**What you are asked to do**
Return, without pictures, the lines from the start of the data through the one that contains "const dayTicks = [23, 24, 25, 26, 27, 28, 29, 30];".

**Information provided**
----

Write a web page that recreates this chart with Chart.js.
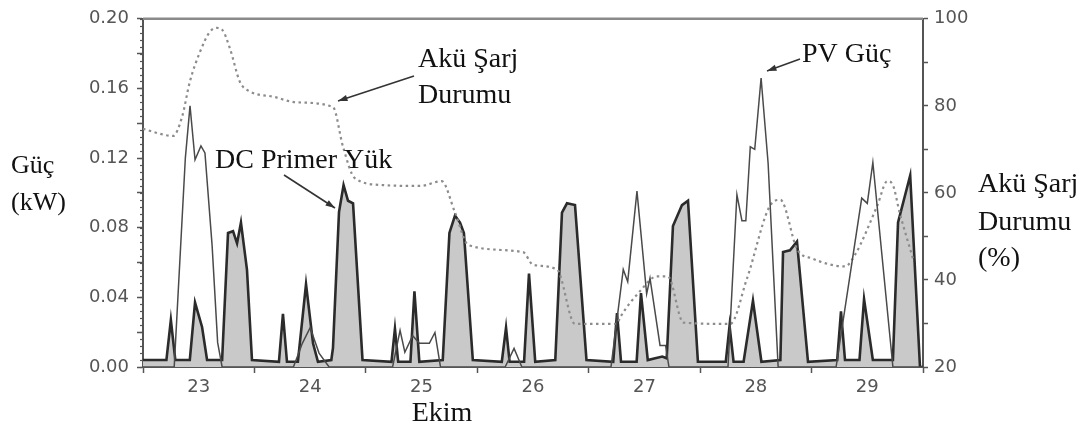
<!DOCTYPE html>
<html>
<head>
<meta charset="utf-8">
<script src="https://cdn.jsdelivr.net/npm/chart.js@4.4.1/dist/chart.umd.min.js"></script>
<style>
  html, body { margin: 0; padding: 0; background: #fff; }
  #wrap { width: 1090px; height: 436px; position: relative; }
</style>
</head>
<body>
<div id="wrap"><canvas id="chart"></canvas></div>
<script>
// Ekim 23-30: DC primer yük, PV güç (kW) ve akü şarj durumu (%)

const dayTicks = [23, 24, 25, 26, 27, 28, 29, 30];

// DC primer yük (kW)
const loadT = [23.00, 23.21, 23.25, 23.29, 23.42, 23.467, 23.53, 23.575, 23.71, 23.763, 23.808, 23.844, 23.879, 23.933, 23.978,
  24.22, 24.256, 24.292, 24.39, 24.463, 24.526, 24.57, 24.69, 24.705, 24.759, 24.80, 24.84, 24.885, 24.97,
  25.23, 25.261, 25.29, 25.40, 25.436, 25.48, 25.69, 25.75, 25.80, 25.845, 25.88, 25.96,
  26.22, 26.258, 26.29, 26.42, 26.464, 26.52, 26.70, 26.76, 26.805, 26.877, 26.98,
  27.22, 27.254, 27.29, 27.43, 27.469, 27.53, 27.66, 27.70, 27.756, 27.837, 27.891, 27.98,
  28.23, 28.264, 28.30, 28.39, 28.474, 28.55, 28.72, 28.744, 28.806, 28.869, 28.968,
  29.23, 29.264, 29.30, 29.43, 29.471, 29.55, 29.73, 29.776, 29.885, 29.973, 30.0];
const loadKW = [0.004, 0.004, 0.027, 0.004, 0.004, 0.037, 0.023, 0.004, 0.004, 0.077, 0.078, 0.071, 0.083, 0.056, 0.004,
  0.003, 0.0305, 0.003, 0.003, 0.0475, 0.0136, 0.003, 0.004, 0.011, 0.089, 0.1045, 0.0955, 0.094, 0.004,
  0.003, 0.022, 0.003, 0.003, 0.0435, 0.003, 0.004, 0.077, 0.087, 0.083, 0.077, 0.004,
  0.003, 0.0226, 0.003, 0.003, 0.0537, 0.003, 0.004, 0.0887, 0.094, 0.093, 0.004,
  0.003, 0.031, 0.003, 0.003, 0.0424, 0.004, 0.006, 0.005, 0.081, 0.093, 0.0955, 0.003,
  0.003, 0.0237, 0.003, 0.003, 0.038, 0.003, 0.004, 0.066, 0.067, 0.072, 0.003,
  0.004, 0.032, 0.004, 0.004, 0.039, 0.004, 0.004, 0.083, 0.110, 0.0, 0.0];

// PV güç (kW)
const pvT = [23.00, 23.28, 23.38, 23.422, 23.467, 23.52, 23.556, 23.62, 23.67, 23.71,
  24.35, 24.43, 24.50, 24.58, 24.67,
  25.24, 25.307, 25.35, 25.42, 25.48, 25.57, 25.62, 25.67,
  26.25, 26.33, 26.40,
  27.20, 27.31, 27.35, 27.433, 27.52, 27.55, 27.64, 27.69, 27.72,
  28.25, 28.33, 28.375, 28.41, 28.45, 28.49, 28.547, 28.61, 28.70,
  29.22, 29.45, 29.50, 29.55, 29.73, 30.0];
const pvKW = [0, 0, 0.12, 0.150, 0.119, 0.127, 0.123, 0.070, 0.014, 0,
  0, 0.0136, 0.0226, 0.008, 0,
  0, 0.021, 0.0085, 0.018, 0.0136, 0.0136, 0.0198, 0,
  0, 0.0107, 0,
  0, 0.056, 0.049, 0.101, 0.042, 0.051, 0.0124, 0.0124, 0,
  0, 0.099, 0.084, 0.084, 0.1265, 0.125, 0.166, 0.117, 0,
  0, 0.097, 0.094, 0.1175, 0, 0];

// Akü şarj durumu (%)
const socT = [23.00, 23.27, 23.35, 23.42, 23.51, 23.60, 23.66, 23.71, 23.78, 23.87, 23.96, 24.17, 24.38, 24.705, 24.795, 24.90,
  25.15, 25.49, 25.68, 25.80, 25.92, 26.41, 26.50, 26.715, 26.877, 27.254, 27.28, 27.46, 27.61, 27.71, 27.85,
  28.27, 28.42, 28.645, 28.72, 28.87, 29.01, 29.30, 29.39, 29.59, 29.68, 29.73, 29.79, 29.91];
const socPct = [74.7, 73.1, 77.4, 85.5, 92.3, 97.0, 97.9, 97.5, 93.2, 85.5, 83.3, 82.1, 80.8, 79.7, 70.6, 63.4,
  61.8, 61.6, 62.7, 55.5, 48.0, 46.4, 43.5, 42.4, 29.9, 29.9, 31.3, 37.4, 40.8, 40.8, 30.2,
  29.9, 40.3, 57.7, 58.4, 47.1, 44.9, 43.1, 45.8, 57.1, 62.7, 61.8, 55.5, 44.9];

const pts = (t, v) => t.map((x, i) => ({ x: x, y: v[i] }));

const tickFont = { family: 'DejaVu Sans', size: 18 };
const axisCol = '#555';

// Metinler, oklar, üst çerçeve ve küçük çentikler
const decor = {
  id: 'decor',
  afterDraw(chart) {
    const ctx = chart.ctx, a = chart.chartArea;
    const y = chart.scales.y;
    ctx.save();
    // üst çerçeve
    ctx.strokeStyle = '#8a8a8a';
    ctx.lineWidth = 2.5;
    ctx.beginPath(); ctx.moveTo(a.left, a.top); ctx.lineTo(a.right, a.top); ctx.stroke();
    // sol eksende küçük çentikler
    ctx.strokeStyle = axisCol; ctx.lineWidth = 1.2;
    for (let v = 0; v <= 0.2001; v += 0.004) {
      const py = Math.round(y.getPixelForValue(v)) + 0.5;
      ctx.beginPath(); ctx.moveTo(a.left - 3, py); ctx.lineTo(a.left, py); ctx.stroke();
    }
    // yazılar
    ctx.fillStyle = '#111';
    ctx.textBaseline = 'alphabetic';
    ctx.textAlign = 'left';
    ctx.font = '28px "Liberation Serif"';
    ctx.fillText('Akü Şarj', 418, 67);
    ctx.fillText('Durumu', 418, 103);
    ctx.fillText('DC Primer Yük', 215, 168);
    ctx.fillText('PV Güç', 802, 62);
    ctx.fillText('Akü Şarj', 978, 192);
    ctx.fillText('Durumu', 978, 230);
    ctx.fillText('(%)', 978, 266);
    ctx.font = '26px "Liberation Serif"';
    ctx.fillText('Güç', 11, 173);
    ctx.fillText('(kW)', 11, 210);
    ctx.textAlign = 'center';
    ctx.font = '28px "Liberation Serif"';
    ctx.fillText('Ekim', 442, 421);
    // oklar
    const arrow = (x1, y1, x2, y2) => {
      ctx.strokeStyle = '#333'; ctx.fillStyle = '#333'; ctx.lineWidth = 1.6;
      ctx.beginPath(); ctx.moveTo(x1, y1); ctx.lineTo(x2, y2); ctx.stroke();
      const ang = Math.atan2(y2 - y1, x2 - x1), L = 10, W = 0.33;
      ctx.beginPath();
      ctx.moveTo(x2, y2);
      ctx.lineTo(x2 - L * Math.cos(ang - W), y2 - L * Math.sin(ang - W));
      ctx.lineTo(x2 - L * Math.cos(ang + W), y2 - L * Math.sin(ang + W));
      ctx.closePath(); ctx.fill();
    };
    arrow(414, 76, 338, 101);
    arrow(284, 175, 335, 208);
    arrow(800, 59, 767, 71);
    ctx.restore();
  }
};

new Chart(document.getElementById('chart'), {
  type: 'line',
  data: {
    datasets: [
      {
        label: 'DC Primer Yük',
        data: pts(loadT, loadKW),
        yAxisID: 'y',
        borderColor: '#2b2b2b',
        borderWidth: 2.6,
        backgroundColor: '#c9c9c9',
        fill: 'origin',
        pointRadius: 0,
        tension: 0,
        order: 2
      },
      {
        label: 'Akü Şarj Durumu',
        data: pts(socT, socPct),
        yAxisID: 'y1',
        borderColor: '#8c8c8c',
        borderWidth: 2.2,
        borderDash: [2.5, 3.5],
        fill: false,
        pointRadius: 0,
        tension: 0.35,
        cubicInterpolationMode: 'monotone',
        order: 1
      },
      {
        label: 'PV Güç',
        data: pts(pvT, pvKW),
        yAxisID: 'y',
        borderColor: '#4a4a4a',
        borderWidth: 1.5,
        fill: false,
        pointRadius: 0,
        tension: 0,
        order: 0
      }
    ]
  },
  options: {
    responsive: true,
    maintainAspectRatio: false,
    animation: false,
    layout: { padding: { top: 13, left: 0, right: 0, bottom: 0 } },
    plugins: { legend: { display: false }, tooltip: { enabled: false } },
    scales: {
      x: {
        type: 'linear',
        min: 23, max: 30,
        afterBuildTicks: s => { s.ticks = dayTicks.map(v => ({ value: v })); },
        afterFit: s => { s.height = 69; },
        ticks: {
          autoSkip: false, maxRotation: 0, padding: 4,
          labelOffset: 55.7,
          font: tickFont, color: axisCol,
          callback: v => (v < 30 ? String(v) : '')
        },
        grid: { drawOnChartArea: false, tickLength: 6, tickColor: axisCol, tickWidth: 1.5 },
        border: { color: axisCol, width: 2 }
      },
      y: {
        position: 'left',
        min: 0, max: 0.2,
        afterFit: s => { s.width = 143; },
        ticks: {
          stepSize: 0.02, padding: 8,
          font: tickFont, color: axisCol,
          callback: v => (Math.round(v * 100) % 4 === 0 ? v.toFixed(2) : '')
        },
        grid: { drawOnChartArea: false, tickLength: 6, tickColor: axisCol, tickWidth: 1.5 },
        border: { color: axisCol, width: 2 }
      },
      y1: {
        position: 'right',
        min: 20, max: 100,
        afterFit: s => { s.width = 167; },
        ticks: {
          stepSize: 5, padding: 6,
          font: tickFont, color: axisCol,
          callback: v => (v % 20 === 0 ? String(v) : '')
        },
        grid: { drawOnChartArea: false, tickLength: 5, tickColor: axisCol, tickWidth: 1.5 },
        border: { color: axisCol, width: 2 }
      }
    }
  },
  plugins: [decor]
});
</script>
</body>
</html>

----

**Answer to the exercise**
Write a web page that recreates this chart with Chart.js.
<!DOCTYPE html>
<html>
<head>
<meta charset="utf-8">
<script src="https://cdn.jsdelivr.net/npm/chart.js@4.4.1/dist/chart.umd.min.js"></script>
<style>
  html, body { margin: 0; padding: 0; background: #fff; }
  #wrap { width: 1090px; height: 436px; position: relative; }
</style>
</head>
<body>
<div id="wrap"><canvas id="chart"></canvas></div>
<script>
// Ekim 23-30: DC primer yük, PV güç (kW) ve akü şarj durumu (%)

const dayTicks = [23, 24, 25, 26, 27, 28, 29, 30];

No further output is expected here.